-- start The data --

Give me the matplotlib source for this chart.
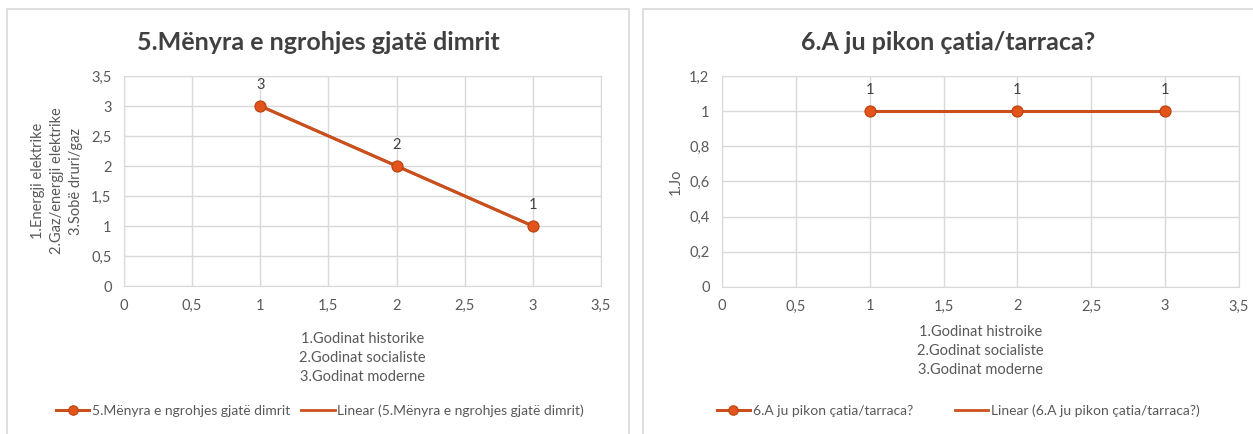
import numpy as np
import matplotlib
matplotlib.use('Agg')
import matplotlib.pyplot as plt
from matplotlib.ticker import FuncFormatter, MultipleLocator
from matplotlib.patches import Rectangle

plt.rcParams['font.family'] = ['Lato', 'DejaVu Sans']

# data
building = [1, 2, 3]          # 1.historike 2.socialiste 3.moderne
heating = [3, 2, 1]           # 5.Mënyra e ngrohjes gjatë dimrit
roof_leak = [1, 1, 1]         # 6.A ju pikon çatia/tarraca?

title_left = '5.Mënyra e ngrohjes gjatë dimrit'
title_right = '6.A ju pikon çatia/tarraca?'
xlab_left = '1.Godinat historike\n2.Godinat socialiste\n3.Godinat moderne'
xlab_right = '1.Godinat histroike\n2.Godinat socialiste\n3.Godinat moderne'
ylab_left = '1.Energji elektrike\n2.Gaz/energji elektrike\n3.Sobë druri/gaz'
ylab_right = '1.Jo'

line_col = '#C9501C'
marker_col = '#E2541B'
grid_col = '#D9D9D9'
tick_col = '#595959'
title_col = '#404040'


def comma(v, pos):
    s = ('%g' % round(v, 2))
    return s.replace('.', ',')


fig = plt.figure(figsize=(12.53, 4.34), dpi=100)
W, H = 1253, 434

# panel frames (Excel chart borders)
fig.patches.append(Rectangle((7 / W, -0.1), (629 - 7) / W, 1.1 - 9 / H,
                             transform=fig.transFigure, fill=False,
                             edgecolor=grid_col, lw=1.2))
fig.patches.append(Rectangle((643 / W, -0.1), 0.6, 1.1 - 9 / H,
                             transform=fig.transFigure, fill=False,
                             edgecolor=grid_col, lw=1.2))

ax1 = fig.add_axes([124 / W, 1 - 286 / H, (601 - 124) / W, (286 - 76) / H])
ax2 = fig.add_axes([722 / W, 1 - 287 / H, (1239 - 722) / W, (287 - 76) / H])


def draw(ax, y, ymax, ystep, series_name, xlab, ylab, xpad, ypad):
    ax.plot(building, y, color=line_col, lw=2.2, marker='o', ms=8,
            markerfacecolor=marker_col, markeredgecolor='#B8420F',
            markeredgewidth=0.8, zorder=3, label=series_name)
    # linear trendline
    k, b = np.polyfit(building, y, 1)
    xs = np.array([building[0], building[-1]])
    ax.plot(xs, k * xs + b, color=line_col, lw=2.0, zorder=2,
            label='Linear (' + series_name + ')')
    for xi, yi in zip(building, y):
        ax.annotate(str(yi), (xi, yi), xytext=(0, 10), textcoords='offset points',
                    ha='center', va='bottom', fontsize=10.5, color=title_col)
    ax.set_xlim(0, 3.5)
    ax.set_ylim(0, ymax)
    ax.xaxis.set_major_locator(MultipleLocator(0.5))
    ax.yaxis.set_major_locator(MultipleLocator(ystep))
    ax.xaxis.set_major_formatter(FuncFormatter(comma))
    ax.yaxis.set_major_formatter(FuncFormatter(comma))
    ax.grid(True, color=grid_col, lw=1.0)
    ax.set_axisbelow(True)
    for sp in ax.spines.values():
        sp.set_color(grid_col)
    ax.tick_params(length=0, colors=tick_col, labelsize=10.5, pad=9)
    ax.set_xlabel(xlab, fontsize=10.5, color=tick_col, linespacing=1.45, labelpad=xpad)
    ax.set_ylabel(ylab, fontsize=10.5, color=tick_col, linespacing=1.45, labelpad=ypad)


draw(ax1, heating, 3.5, 0.5, title_left, xlab_left, ylab_left, 14, 6)
draw(ax2, roof_leak, 1.2, 0.2, title_right, xlab_right, ylab_right, 8, 5)

fig.text(318 / W, 1 - 42 / H, title_left, ha='center', va='center',
         fontsize=18, fontweight='bold', color=title_col)
fig.text(948 / W, 1 - 42 / H, title_right, ha='center', va='center',
         fontsize=18, fontweight='bold', color=title_col)

leg_kw = dict(loc='center', ncol=2, frameon=False, fontsize=10,
              labelcolor=tick_col, handlelength=2.4, handletextpad=0.2,
              markerscale=0.85, bbox_transform=fig.transFigure)
ax1.legend(bbox_to_anchor=(320 / W, 1 - 411 / H), columnspacing=0.8, **leg_kw)
ax2.legend(bbox_to_anchor=(958 / W, 1 - 411 / H), columnspacing=3.0, **leg_kw)

fig.savefig('out.png', dpi=100, facecolor='white')
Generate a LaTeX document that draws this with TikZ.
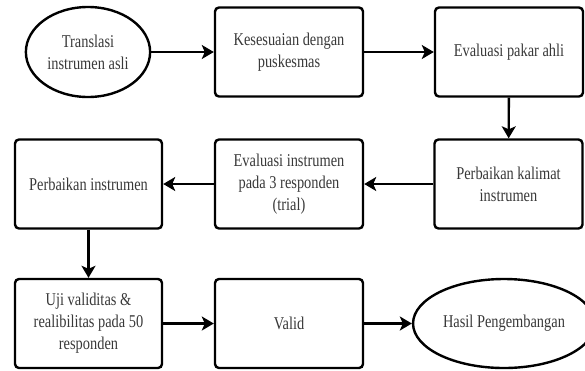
\documentclass[tikz,border=0pt]{standalone}
\usepackage{fontspec}
\setmainfont[FakeStretch=0.8]{Liberation Serif}
\usetikzlibrary{arrows.meta,shapes.geometric}
\begin{document}
\begin{tikzpicture}[x=1pt,y=-1pt,
  box/.style={draw,line width=2.4pt,rounded corners=4pt,minimum width=148pt,
    minimum height=89pt,align=center,font=\fontsize{18}{22}\selectfont,text=black!78},
  term/.style={box,ellipse,rounded corners=0pt},
  flow/.style={-{Stealth[length=12pt,width=14pt,inset=3pt]},line width=2.4pt}
  ]
  \useasboundingbox (0,0) rectangle (585,370);
  \node[term,minimum width=119pt,minimum height=90pt] (trans) at (88,52) {Translasi\\instrumen asli};
  \node[box] (sesuai) at (289,52) {Kesesuaian dengan\\puskesmas};
  \node[box] (pakar) at (509,52) {Evaluasi pakar ahli};
  \node[box] (kalimat) at (508.5,184) {Perbaikan kalimat\\instrumen};
  \node[box] (evalins) at (289,184) {Evaluasi instrumen\\pada 3 responden\\(trial)};
  \node[box,minimum width=147pt] (perbaik) at (88.5,184) {Perbaikan instrumen};
  \node[box,minimum width=147pt] (uji) at (88.5,323.5) {Uji validitas \&\\realibilitas pada 50\\responden};
  \node[box] (valid) at (289,323.5) {Valid};
  \node[term,minimum width=158pt,minimum height=89pt] (hasil) at (504,323.5) {Hasil Pengembangan};

  \draw[flow] (trans) -- (sesuai);
  \draw[flow] (sesuai) -- (pakar);
  \draw[flow] (pakar) -- (kalimat);
  \draw[flow] (kalimat) -- (evalins);
  \draw[flow] (evalins) -- (perbaik);
  \draw[flow] (perbaik) -- (uji);
  \draw[flow] (uji) -- (valid);
  \draw[flow] (valid) -- (hasil);
\end{tikzpicture}
\end{document}
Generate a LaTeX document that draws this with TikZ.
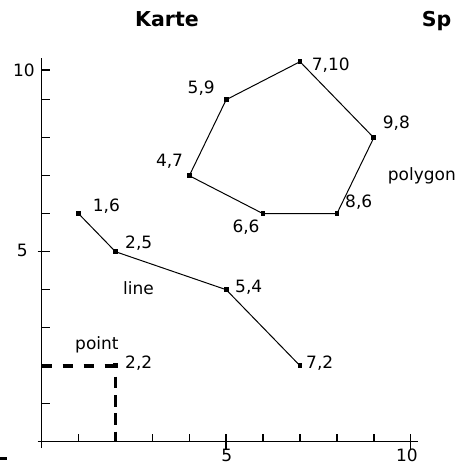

-- end The data --

Instructions to follow:
Give again, exactly, the lines from the start of the data through the one holding "W, H = 1253, 434"; omit the pictures.

The reply:
Give me the matplotlib source for this chart.
import numpy as np
import matplotlib
matplotlib.use('Agg')
import matplotlib.pyplot as plt
from matplotlib.ticker import FuncFormatter, MultipleLocator
from matplotlib.patches import Rectangle

plt.rcParams['font.family'] = ['Lato', 'DejaVu Sans']

# data
building = [1, 2, 3]          # 1.historike 2.socialiste 3.moderne
heating = [3, 2, 1]           # 5.Mënyra e ngrohjes gjatë dimrit
roof_leak = [1, 1, 1]         # 6.A ju pikon çatia/tarraca?

title_left = '5.Mënyra e ngrohjes gjatë dimrit'
title_right = '6.A ju pikon çatia/tarraca?'
xlab_left = '1.Godinat historike\n2.Godinat socialiste\n3.Godinat moderne'
xlab_right = '1.Godinat histroike\n2.Godinat socialiste\n3.Godinat moderne'
ylab_left = '1.Energji elektrike\n2.Gaz/energji elektrike\n3.Sobë druri/gaz'
ylab_right = '1.Jo'

line_col = '#C9501C'
marker_col = '#E2541B'
grid_col = '#D9D9D9'
tick_col = '#595959'
title_col = '#404040'


def comma(v, pos):
    s = ('%g' % round(v, 2))
    return s.replace('.', ',')


fig = plt.figure(figsize=(12.53, 4.34), dpi=100)
W, H = 1253, 434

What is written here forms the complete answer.